Her background peeked through in her film roles, as she was often cast as a working girl. The most extreme example: Clash by Night, in which Monroe plays “a fish-cannery employee who bounces around in a succession of slacks, bathing suits and sweaters,” per TIME’s original review. On the set of 1950’s All About Eve, she was once warned not to be seen by studio executives reading radical books (the book that prompted the warning: the autobiography of muckraker Lincoln Steffens). Even as Monroe stepped out in public in glamorous evening gowns, she favored blue jeans and flat shoes at home. “She will say that she only likes fancy clothes when she dresses up, so you can kind of see [her populism] in what she wears,” Banner says.
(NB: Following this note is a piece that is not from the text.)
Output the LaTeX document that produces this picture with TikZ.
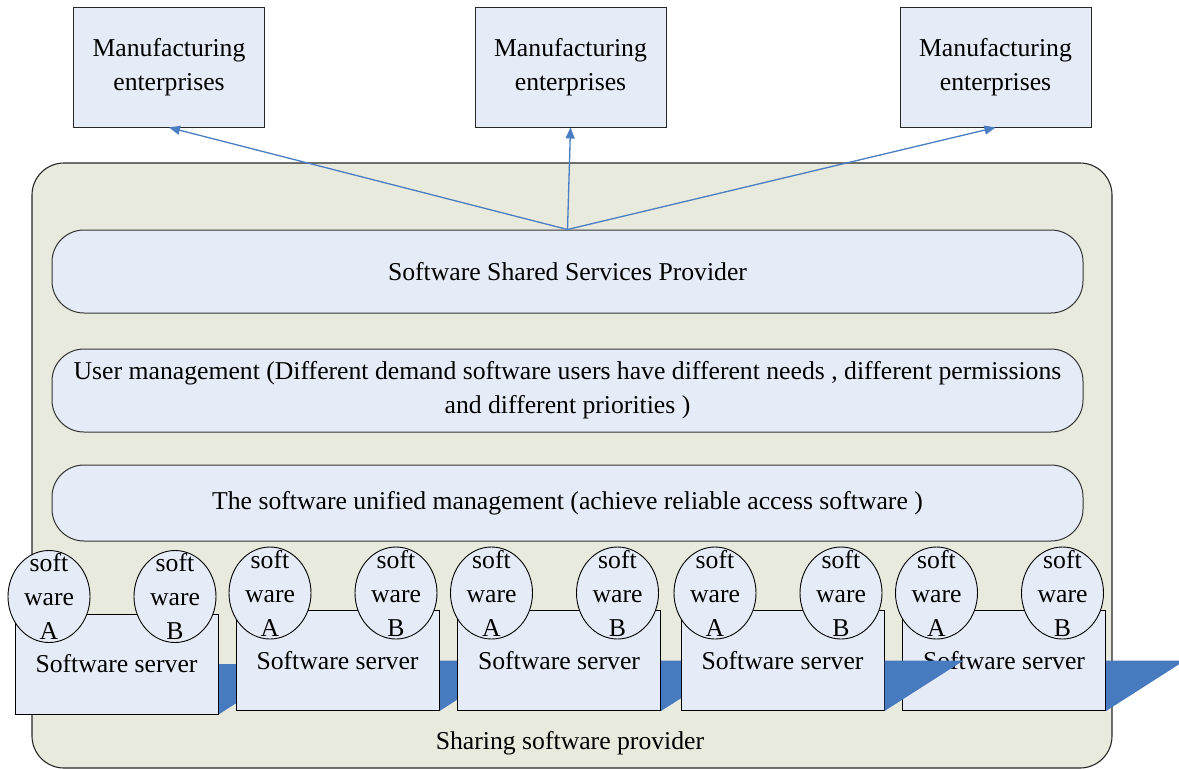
\documentclass[tikz,border=0pt]{standalone}
\usepackage{fontspec}
\setmainfont{Liberation Serif}
\usetikzlibrary{arrows.meta,shapes.geometric}
\definecolor{boxfill}{RGB}{230,236,247}
\definecolor{outerfill}{RGB}{232,234,222}
\definecolor{linkblue}{RGB}{74,125,193}
\definecolor{ribbonblue}{RGB}{72,122,192}
\pgfdeclarelayer{backdrop}
\pgfdeclarelayer{ribbon}
\pgfsetlayers{backdrop,ribbon,main}
\begin{document}
\begin{tikzpicture}[x=1pt,y=-1pt,
  every node/.style={font=\fontsize{25.7}{34}\selectfont},
  outer/.style={draw=black!85, line width=1.1pt, fill=outerfill, rounded corners=32pt,
    minimum width=1080pt, minimum height=605pt, inner sep=0pt},
  entbox/.style={draw=black!85, line width=1pt, fill=boxfill, minimum width=191pt,
    minimum height=120pt, inner sep=0pt, align=center},
  layer/.style={draw=black!80, line width=1pt, fill=boxfill, rounded corners=32pt,
    minimum width=1031pt, inner sep=0pt, align=center},
  server/.style={draw=black, line width=1pt, fill=boxfill, minimum width=203pt,
    minimum height=100pt, inner sep=0pt},
  disc/.style={ellipse, draw=black, line width=0.9pt, fill=boxfill, minimum width=82pt,
    minimum height=92pt, inner sep=0pt},
  disclabel/.style={align=center, inner sep=0pt},
  link/.style={draw=linkblue, line width=1.3pt, -{Triangle[length=11pt,width=9pt]}}
]
\useasboundingbox (0,0) rectangle (1179,769);

% provider frame
\begin{pgfonlayer}{backdrop}
\node[outer] (sharing) at (572,465.5) {};
\end{pgfonlayer}
\node (sharinglabel) at (570,743) {Sharing software provider};

% enterprises
\node[entbox] (m1) at (169,67) {Manufacturing\\enterprises};
\node[entbox] (m2) at (570.5,67) {Manufacturing\\enterprises};
\node[entbox] (m3) at (995.5,67) {Manufacturing\\enterprises};

% service layers
\node[layer, minimum height=83pt] (p1) at (567.5,271.5) {Software Shared Services Provider};
\node[layer, minimum height=83pt] (p2) at (567.5,390.5)
  {User management (Different demand software users have different needs , different permissions\\
   and different priorities )};
\node[layer, minimum height=76pt] (p3) at (567.5,503)
  {The software unified management (achieve reliable access software )};

% delivery links
\draw[link] (p1.north) -- (m1.south);
\draw[link] (p1.north) -- (m2.south);
\draw[link] (p1.north) -- (m3.south);

% software servers with their two applications
\foreach \n/\cx/\cy in {1/116.5/664, 2/337.5/660.5, 3/559/660.5, 4/782.5/660.5, 5/1004/660.5} {
  \node[server] (s\n) at (\cx,\cy) {Software server};
  \node[disc] (s\n-a) at (\cx-67.5,\cy-67.5) {};
  \node[disc] (s\n-b) at (\cx+58.5,\cy-67.5) {};
  \node[disclabel] (s\n-at) at (s\n-a.center) {soft\\ware\\A};
  \node[disclabel] (s\n-bt) at (s\n-b.center) {soft\\ware\\B};
}

% blue ribbons behind the servers
\begin{pgfonlayer}{ribbon}
\foreach \n in {1,2,3}
  \fill[ribbonblue] (s\n.east) -- ++(79,0) -- (s\n.south east) -- cycle;
\end{pgfonlayer}
\foreach \n in {4,5}
  \fill[ribbonblue] (s\n.east) -- ++(79,0) -- (s\n.south east) -- cycle;
\end{tikzpicture}
\end{document}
MORE: Read Marilyn Monroe’s Obituary From 1962

In 1956, when she married the playwright Arthur Miller, her working-class roots blossomed into full-on political fervor. In 1960, she became a founding member of the Hollywood branch of the Committee for a Sane Nuclear Policy; that same year, as she kept a home in Roxbury, Conn., she was elected as an alternate delegate to the state’s Democratic caucus. She did not hide her pro-Castro views on Cuba or her support for the then-burgeoning civil rights movement.

“What really made her really openly political was the marriage to Arthur Miller,” Banner says. “He was the great love of her life.”

Broadway was not affected by McCarthyism and anti-Communist investigations to the same extent as the movie business, but Miller was called to testify before the House Un-American Activities Committee shortly before their marriage. Monroe was never called on, which Banner believes was because the anti-Communist Congressmen “thought she was just a dumb blonde.” (In fact, some historians have theorized that Miller saw Monroe as a political shield.)

Read TIME’s full 1956 Marilyn Monroe cover story, here in the TIME Vault: Marilyn Monroe

So why isn’t Marilyn Monroe’s political side a greater part of her legend?

Perhaps it’s because fans don’t want to know that part, Banner says, or perhaps it’s just because there’s so much to say about her that it’s easy to skip one aspect or another.

“When you put it all together, [her political side] is pretty substantial. But in most of the biographies, including mine, it comes out as salt scattered on the biography, because one gets so fascinated by her psychological makeup,” she says. “But the political involvements are no less real.”